Music

Amon Amarth Live

Originally published on December 21, 2007

Viking Metal’s Rules

I wrote about Amon Amarth already here a bit ago, and I feel a bit silly about launching into yet another paean to my favorite Swedish Viking metal band of all time, but I just caught them at Slim’s a couple nights ago and I can’t help myself.

The show was as rollicking as a pile of punch-drunk trolls, and I enjoyed every moment of it–the uncouth companions, the beer sprayed on my face, the steady, whip-like sting of a nearby headbanger’s long hair. It reminded me, once again, and in a way I am always happy to be reminded of once again, just how powerful and pleasurable a good rock show can be, its routines and idiocies restorative, even transformative.

Over the course of almost two hours, Amon Amarth delivered about everything I’d ever want from a metal gig: power, humor, seemingly earnest invocations of dead gods, drinking horns, stage patter about death, moments of chaotic transcendence and the faint worry that I am corrupting my eternal soul. The band plays melodic death metal, and the grooves were crunchy, the leads lyrical, the tone earnest and playful.

Lead singer Johan Hegg looks like a Viking, but the friendly sort who passes you his battle-ax when you’ve buried yours in a foe. He growls but smiles at the crowd. Often, but not too often, Hegg, the two guitarists, and the Lurch-like character on bass all launch into a bout of synchronized hair-twirling, which is much funnier than anything I’ve seen on Metalocalypse, and that’s saying something. My friend Mark Pilkington, in from London and equally overjoyed at the show, compared the spectacle to a car wash.

Amon Amarth are not “underground;” they are a very professional outfit, with a big fancy tour bus and lots of canny moves, like knowing what city they are in, like recording their records with tremendous clarity and punch along with the compression, like wearing their own t-shirts onstage. Most enjoyably pro was the genuine sense I got that these guys were really having a good time playing the same damn riffs over and over, night after night. They made the evening seem special, like the crowd was unusually crazy or ferocious or, I dunno, Viking-like.

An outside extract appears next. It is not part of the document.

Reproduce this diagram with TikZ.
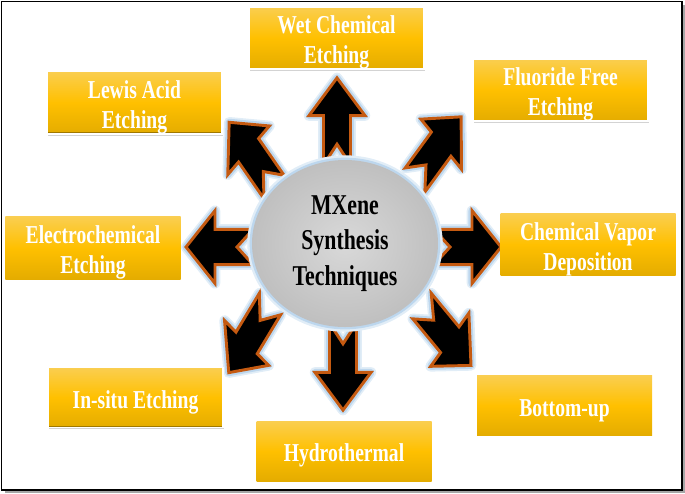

It was all schtick, sure, but what does that mean? Hegg was either genuinely enjoying himself, or he was reaching down into the depths of his professional, tour-bus being to give the crowd more than what it wanted or needed to get off. So he was either inspired or deeply generous, and either one feels good.

After all, despite the devil horns and the brutal sounds, this is not a music without values. Like many in the crowd, Hegg wore the hammer of Thor around his neck, and the heathenism that underlay the songs about Oden and Hermod deepened the D&D into something, well, honorable. He sang about dying in battle, and accepting it, and then he talked about the drummer of the Polish band Decapitated, who died in a tour bus accident just before the band was supposed to join Amon Amarth on tour. When Hegg told this story, his Cookie Monster growl rose into an almost normal speaking voice, which cancelled out the almost parodic quality of the dedication. He gave us a very human glimpse through the mask, a sober acknowledgement that the imagination and the flesh are not one, but that you get to the one through the other, and that it goes both ways.